|October 3, 2012|
Previously published on September 2012
On September 5, 2012, FINRA published Regulatory Notice 12-40 announcing the SEC's approval of new Rule 5123. This rule requires any FINRA member firm that sells securities through a private placement, subject to certain exemptions, to electronically file any term sheet, private placement memorandum or other offering document with FINRA within 15 days of the sale of the privately placed securities, or alternatively, indicate that no such offering documents were used.

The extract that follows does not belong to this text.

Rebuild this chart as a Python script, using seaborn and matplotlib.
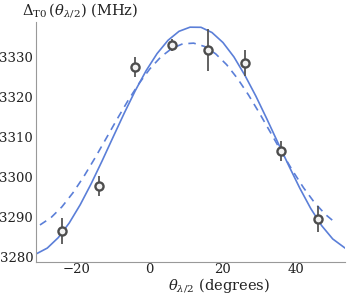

FINRA will accord confidential treatment to all documents filed and will only utilize such documents for the purpose of determining compliance with FINRA rules or other regulatory purposes deemed appropriate by FINRA. In addition, Rule 5123 requires a FINRA member firm to file any materially amended versions of the documents originally filed.
Certain private placements are exempt from the requirements of Rule 5123, including, among others, offerings (i) to "qualified purchasers" as defined under the Investment Company Act of 1940; (ii) pursuant to SEC Rule 144A or Regulation S; and (iii) to certain "accredited investors" described in Rule 501(a)(1), (2), (3) and (7) under the Securities Act of 1933.
Rule 5123 is part of a series of FINRA rules designed to enhance oversight and investor protection in private placements. The rule will become effective on December 3, 2012 and will apply prospectively to private placements made (and which are not otherwise exempt) by FINRA member firms on or after that date.